Minimum wage needed to stop worker exploitation, says International Trade Union Confederation


Workers in Ethiopia are being exploited by big corporations, especially in the textile industry, according to the International Trade Union Confederation(ITUC)
General Secretary of ITUC Sharan Burrow, visited Addis Ababa this week and held talks with Prime Minister Hailemariam Desalegn about the challenges workers face when it comes to wages and setting wage floors.
“When you have women, who are earning as little as USD 20 a month, that is amongst the lowest wages in the world. It is a poverty wage and I can tell you that the textile sector can pay four times that and not undermine the competitive base of Ethiopia,” said Burrow.
She further stated that the notion that countries will not be able to attract foreign investment if a minimum wage is implemented is false and there are plenty of countries serving as examples of this.
“If you take countries that are wealthy, such as Sweden for example, they were poor in the 1890s, they built a social protection floor, a minimum living wage, invested in jobs and now they are among the most stable countries in the world, their growth is better than any other western country.”

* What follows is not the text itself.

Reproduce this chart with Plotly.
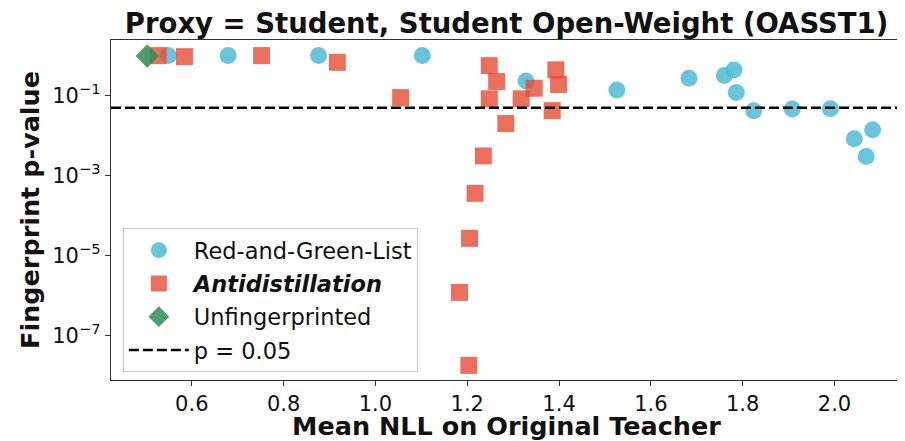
import plotly.graph_objects as go

# Red-and-Green-List watermark runs
rg_nll = [0.549, 0.679, 0.876, 1.102, 1.328, 1.526, 1.683, 1.760, 1.781, 1.786,
          1.824, 1.908, 1.991, 2.043, 2.083, 2.069]
rg_p = [1.0, 1.0, 1.0, 1.0, 0.233, 0.138, 0.272, 0.316, 0.436, 0.119,
        0.042, 0.046, 0.047, 0.0083, 0.014, 0.003]

# Antidistillation runs
ad_nll = [0.527, 0.584, 0.752, 0.917, 1.055, 1.248, 1.264, 1.248, 1.284, 1.235,
          1.217, 1.205, 1.183, 1.2035, 1.3175, 1.346, 1.393, 1.399, 1.385]
ad_p = [1.0, 0.94, 1.0, 0.68, 0.089, 0.56, 0.224, 0.083, 0.020, 0.0031,
        0.00036, 2.7e-5, 1.2e-6, 1.8e-8, 0.083, 0.153, 0.44, 0.19, 0.042]

# Unfingerprinted baseline
base_nll = [0.503]
base_p = [0.98]

p_threshold = 0.05
x_range = [0.424, 2.147]
y_range_log = [-8.11, 0.39]

x_ticks = [0.6, 0.8, 1.0, 1.2, 1.4, 1.6, 1.8, 2.0]
y_ticks = [1e-1, 1e-3, 1e-5, 1e-7]
y_tick_text = ["10<sup>\u22121</sup>", "10<sup>\u22123</sup>",
               "10<sup>\u22125</sup>", "10<sup>\u22127</sup>"]

FONT = "DejaVu Sans"

fig = go.Figure()

fig.add_trace(go.Scatter(
    x=rg_nll, y=rg_p, mode="markers", name="Red-and-Green-List",
    legendgroup="rg",
    marker=dict(symbol="circle", size=17, color="#4DBBD5", opacity=0.85,
                line=dict(width=0)),
))
fig.add_trace(go.Scatter(
    x=ad_nll, y=ad_p, mode="markers", name="<b><i>Antidistillation</i></b>",
    legendgroup="ad",
    marker=dict(symbol="square", size=17, color="#E64B35", opacity=0.8,
                line=dict(width=0)),
))
fig.add_trace(go.Scatter(
    x=base_nll, y=base_p, mode="markers", name="Unfingerprinted",
    legendgroup="base",
    marker=dict(symbol="diamond", size=18, color="#2E8B57", opacity=0.85,
                line=dict(width=0)),
))
# threshold line across the whole axis
fig.add_trace(go.Scatter(
    x=x_range, y=[p_threshold, p_threshold], mode="lines", name="p = 0.05",
    legendgroup="thr",
    line=dict(color="black", width=2.5, dash="10px,4px"),
))

axis_common = dict(
    showgrid=False, zeroline=False, showline=True, mirror=True,
    linecolor="#333333", linewidth=1.3, ticks="outside", ticklen=5,
    tickcolor="#333333", tickfont=dict(family=FONT, size=21, color="#111111"),
    automargin=False,
)

# page body has an 8px margin, so the figure is shrunk and shifted to fit
fig.update_layout(
    width=897, height=433,
    margin=dict(l=103, r=3, t=32, b=61),
    paper_bgcolor="white", plot_bgcolor="white",
    font=dict(family=FONT, color="#111111"),
    title=dict(
        text="Proxy = Student, Student Open-Weight (OASST1)",
        font=dict(family=FONT, size=27.5, weight="bold", color="#111111"),
        x=0.5, xref="paper", xanchor="center",
        y=1 - 15 / 433, yref="container", yanchor="middle",
    ),
    xaxis=dict(
        range=x_range, tickvals=x_ticks, ticktext=[f"{v:.1f}" for v in x_ticks],
        title=dict(text="Mean NLL on Original Teacher", standoff=5,
                   font=dict(family=FONT, size=25.5, weight="bold")),
        **axis_common,
    ),
    yaxis=dict(
        type="log", range=y_range_log, tickvals=y_ticks, ticktext=y_tick_text,
        title=dict(text="Fingerprint p-value", standoff=5,
                   font=dict(family=FONT, size=25.5, weight="bold")),
        **axis_common,
    ),
    legend=dict(
        x=0.015, y=0.447, xanchor="left", yanchor="top",
        bgcolor="rgba(255,255,255,0.9)", bordercolor="#cccccc", borderwidth=1,
        font=dict(family=FONT, size=22.5, color="#111111"),
        itemwidth=60, tracegroupgap=1,
    ),
    showlegend=True,
)

fig.write_html("out.html")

“We can work with the governments of Africa and particularly with this government given your Prime Minister’s commitment to inclusive growth to the rights and dignity of working people, we can work to build a development model that ends exploitation,” Burrow said.
She also said that the African Union needs to step up and support an African wage floor. “It is not the same wage in every country, it’s a wage where people can live in dignity. But if the African Union leaders don’t demand a development model for Africa that ends the exploitation that is founded on wages on which people can live with dignity and a social protection floor, then we won’t change the rules to allow African people to be respected and valued in the way they should be,” she added.

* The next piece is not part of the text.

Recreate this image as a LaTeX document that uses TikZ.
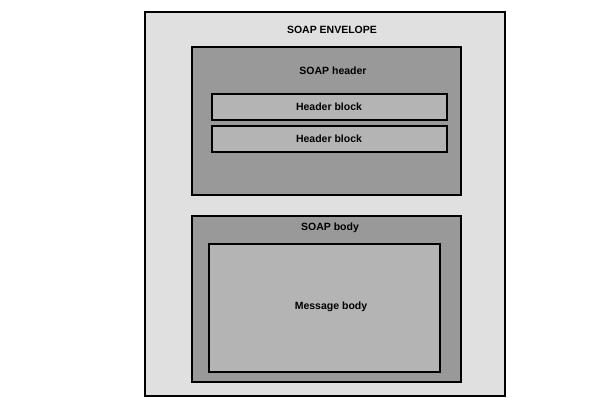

The Minister of Labour and Social Affairs, Abdulfetah Abdulah stated that the government will be setting a minimum wage in the future.
“We need to be competitive to attract Foreign direct investment and we need to create employment. The government wants to and has a plan to set a minimum wage, but it needs to be based on research, and it has to be one that puts into consideration the lifestyle of people, the country’s growth and capacity to pay,” the Minister said.

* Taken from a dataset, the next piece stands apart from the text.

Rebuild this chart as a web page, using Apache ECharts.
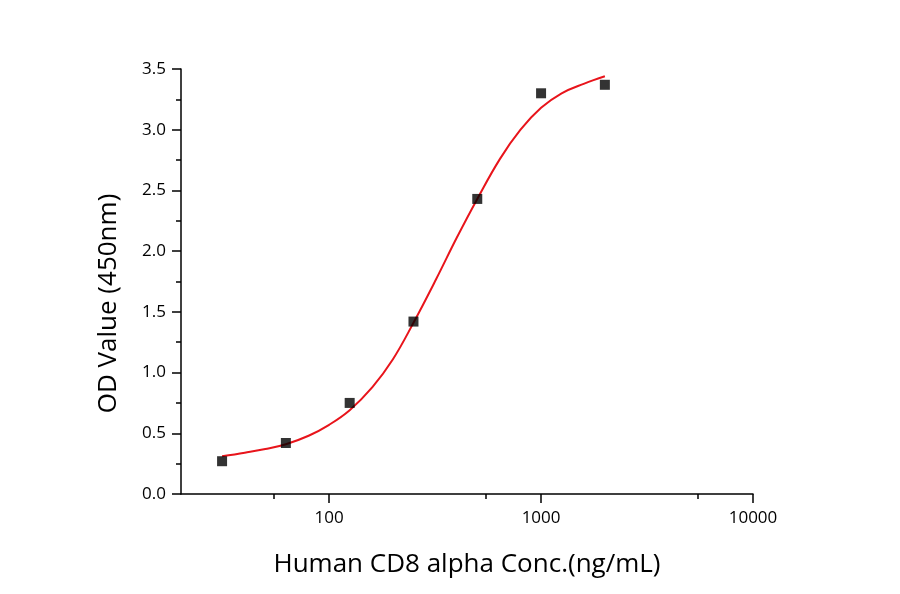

Regarding questions about the conduct of some foreign companies especially from Asia, that have been accused of unfair employment treatment and violations of employees right to association, the Minister stated that, “There are a lot of issues but it is not something that can be resolved in one day, it takes time. In different regions there is labor inspection work being done, our biggest focus is making sure that proclamations are implemented in a way they should be to be able to close some of the gaps. Educating and awareness creation work is also being done.”